Erziehungswissenschaftler kritisiert im domradio die "Bildungsreise" von Angela Merkel

"Leuchttürme statt Realität"

Auf ihrer bildungspolitischen Reise durch Deutschland hat Bundeskanzlerin Angela Merkel heute Station in Ostwestfalen gemacht. Dabei besuchte sie auch eine "vorbildliche" Kindertagesstätte in Ost-Westfalen. "Man darf nicht nur Leuchttürme der Erziehung vorzeigen, man muss sich auch die Realität anschauen", fordert Dr. Ludwig Eckinger, Bundesvorsitzender des Verbandes Bildung und Erziehung, im domradio-Interview.

 (DR)

Bundeskanzlerin Angela Merkel (CDU) hat auf ihrer bundesweiten Bildungsreise am Freitag eine evangelische Kindertagesstätte in Hiddenhausen bei Herford besucht. Merkel lobte den Kreis Herford für sein Engagement in der frühkindlichen Bildung. Das Modellprojekt "Kita und Co" ermögliche Kindergartenkindern einen guten Schulstart, sagte sie. Bei ihrem Besuch wurde die Bundeskanzlerin von NRW-Ministerpräsidenten Jürgen Rüttgers und Familienminister Armin Laschet (beide CDU) begleitet.
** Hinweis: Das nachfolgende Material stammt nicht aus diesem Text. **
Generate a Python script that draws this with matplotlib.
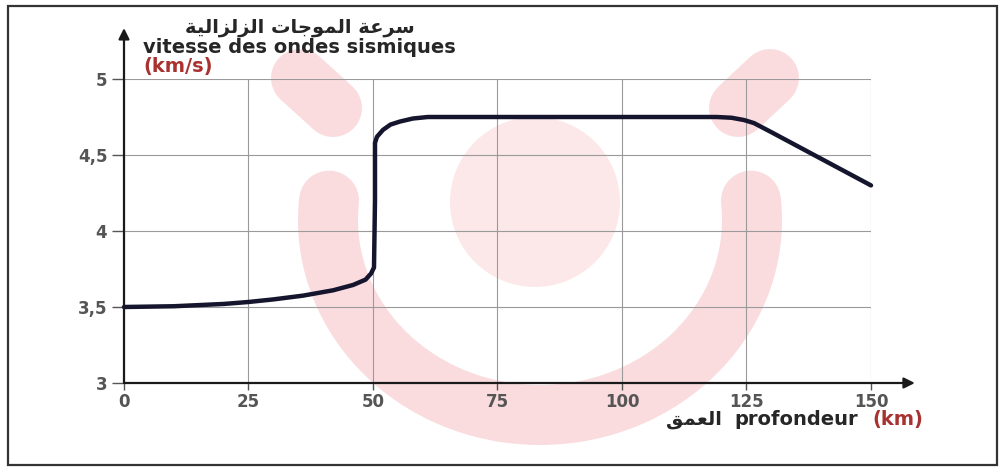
"""Seismic wave speed vs depth (recreated figure)
"""

# imports
import numpy as np
import matplotlib
matplotlib.use('Agg')
import matplotlib.pyplot as plt
from matplotlib.patches import Rectangle, Circle

# data
depth = [0, 10, 20, 25, 30, 36, 42, 46, 48.5, 49.6, 50.2, 50.4, 50.4, 50.8, 52,
         53.5, 55.4, 58, 61, 65, 100, 119, 122, 124.5, 126.5, 130, 140, 150]
speed = [3.50, 3.505, 3.52, 3.533, 3.55, 3.575, 3.61, 3.645, 3.68, 3.72, 3.76,
         4.2, 4.58, 4.62, 4.665, 4.70, 4.72, 4.74, 4.75, 4.75, 4.75, 4.75,
         4.745, 4.73, 4.71, 4.65, 4.475, 4.30]

x_ticks = [0, 25, 50, 75, 100, 125, 150]
y_ticks = [3, 3.5, 4, 4.5, 5]
y_tick_labels = ['3', '3,5', '4', '4,5', '5']

# Arabic labels, written in shaped presentation forms (visual order),
# since matplotlib does no Arabic shaping itself
# "سرعة الموجات الزلزالية"
speed_ar = ('\uFE94\uFEF4\uFEDF\uFE8D\uFEB0\uFEDF\uFEB0\uFEDF\uFE8D '
            '\uFE95\uFE8E\uFE9F\uFEEE\uFEE4\uFEDF\uFE8D '
            '\uFE94\uFECB\uFEAE\uFEB3')
# "العمق"
depth_ar = '\uFED6\uFEE4\uFECC\uFEDF\uFE8D'

# figure layout (pixels)
W, H = 1003, 468
x0_px, x150_px = 124, 871
y3_px, y5_px = 383, 79

text_col = '#262626'
red_col = '#a8322f'
pink = '#fadcdf'

fig = plt.figure(figsize=(W/100, H/100), dpi=100)

# background layer in pixel coords: frame + faint watermark
bg = fig.add_axes([0, 0, 1, 1], zorder=0)
bg.set_xlim(0, W)
bg.set_ylim(H, 0)
bg.axis('off')

t = np.radians(np.linspace(-5.7, 185.7, 200))
bg.plot(540 + 212*np.cos(t), 220 + 195*np.sin(t), color=pink,
        lw=60*0.72, solid_capstyle='round')
bg.add_patch(Circle((535, 202), 85, color='#fce8e9', lw=0))
bg.plot([300, 333], [78, 108], color=pink, lw=58*0.72, solid_capstyle='round')
bg.plot([738, 770], [108, 78], color=pink, lw=58*0.72, solid_capstyle='round')
bg.plot([413, 413], [-60, -3], color=pink, lw=66*0.72, solid_capstyle='round')

bg.add_patch(Rectangle((8, 6), 989, 459, fill=False, ec='#333333', lw=1.6))

# axis labels
fs = 14
bg.text(185, 33, speed_ar, fontsize=fs, fontweight='bold', color=text_col,
        va='baseline', ha='left')
bg.text(143, 53, 'vitesse des ondes sismiques', fontsize=fs, fontweight='bold',
        color=text_col, va='baseline', ha='left')
bg.text(143, 72, '(km/s)', fontsize=fs, fontweight='bold', color=red_col,
        va='baseline', ha='left')
bg.text(722, 425, depth_ar, fontsize=fs, fontweight='bold', color=text_col,
        va='baseline', ha='right')
bg.text(734, 425, 'profondeur', fontsize=fs, fontweight='bold', color=text_col,
        va='baseline', ha='left')
bg.text(872, 425, '(km)', fontsize=fs, fontweight='bold', color=red_col,
        va='baseline', ha='left')

# main axes
ax = fig.add_axes([x0_px/W, (H - y3_px)/H, (x150_px - x0_px)/W,
                   (y3_px - y5_px)/H], zorder=1)
ax.patch.set_alpha(0)
ax.set_xlim(0, 150)
ax.set_ylim(3, 5)
for s in ax.spines.values():
    s.set_visible(False)

ax.set_xticks(x_ticks)
ax.set_yticks(y_ticks)
ax.set_yticklabels(y_tick_labels)
ax.grid(color='#9a9a9a', lw=0.8)
ax.tick_params(axis='y', length=9, width=1, color='#555555', pad=3,
               labelsize=12, labelcolor='#555555')
ax.tick_params(axis='x', length=5, width=1, color='#555555', pad=2,
               labelsize=12, labelcolor='#555555')
for lab in ax.get_xticklabels() + ax.get_yticklabels():
    lab.set_fontweight('bold')

# axis arrows
arrow = dict(arrowstyle='-|>', color='#1a1a1a', lw=1.6, mutation_scale=16,
             shrinkA=0, shrinkB=0)
ax.annotate('', xy=(158.8, 3), xytext=(0, 3), arrowprops=arrow,
            annotation_clip=False)
ax.annotate('', xy=(0, 5.335), xytext=(0, 3), arrowprops=arrow,
            annotation_clip=False)

# the curve
ax.plot(depth, speed, color='#15152e', lw=3.2, solid_capstyle='round',
        solid_joinstyle='round', zorder=3, clip_on=False)

fig.savefig('out.png', dpi=100)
Auf ihrer Bildungsreise interessiere sie vor allem die Schnittstellen im Bildungsbereich, sagte Merkel. Die Erzieher der evangelischen Kita Buchenhof würden durch die Zusammenarbeit mit Grundschulen Barrieren aufstoßen, um Kindern den Übergang in die Grundschule zu erleichtern. Außerdem würden Eltern stark eingebunden, Mütter mit mangelhaften Kenntnissen erhielten Sprachkurse um die Integration zu fördern. Bei ihrer Bildungsreise will sich Merkel über das deutsche Bildungssystem informieren. Abschluss ist ein Bildungsgipfel von Bund und Ländern am 22. Oktober in Dresden.

Rüttgers: Jedes Kind soll eine Chance haben
Rüttgers begrüßte die von Merkel angestoßene Zusammenarbeit von Bund und Ländern im Bildungsbereich. Die Bildungslandschaft NRW sei im Aufbruch, sagte er. NRW sei dabei, die Ganztagsplätze auszubauen und habe über eine Milliarde Euro in die Vorschulbildung investiert. Es sei wichtig, den Bildungsbereich weiter zu verbessern. "Jedes Kind soll eine Chance haben" betonte Rüttgers.

Ziel des Modelprojekts "Kita und Co" ist es, die frühkindliche Erziehung und Bildung im Übergang von Kindergarten und Grundschule zu verbessern. Die Vorschulkinder der Kita Buchenhof nehmen am Unterricht der 1. Klasse einer Grundschule in Hiddenhausen teil. Die Erzieherinnen bereiten den Unterricht in der Kita nach und setzen gemeinsam mit den Lehrern Bildungsziele und Qualitätsstandards fest.

An dem auf sechs Jahre angelegten Projekt sind insgesamt 32 Institutionen im Raum Herford, Vlotho und Bünde beteiligt. Der Bielefelder Jugendforscher und Gesundheitswissenschaftler Klaus Hurrelmann begleitet das Projekt wissenschaftlich.

Merkel besuchte am Vormittag das Familienzentrum Buchenhof der evangelischen Jugendhilfe Schweicheln in Hiddenhausen. In der dazugehörigen integrativen Kindertagesstätte für Zwei-bis Sechsjährige mit und ohne Behinderungen ließ sich die Kanzlerin von Kindergarten- und Grundschulkindern mathematische Spiele und naturwissenschaftliche Experimente vorführen. Nach dem Familienzentrum stand auf Merkels Besuchsprogramm eine Hauptschule in Löhne im Kreis Herford, die es bei der Schulqualitätsanalyse 2007 unter die neun besten Schulen NRWs schaffte.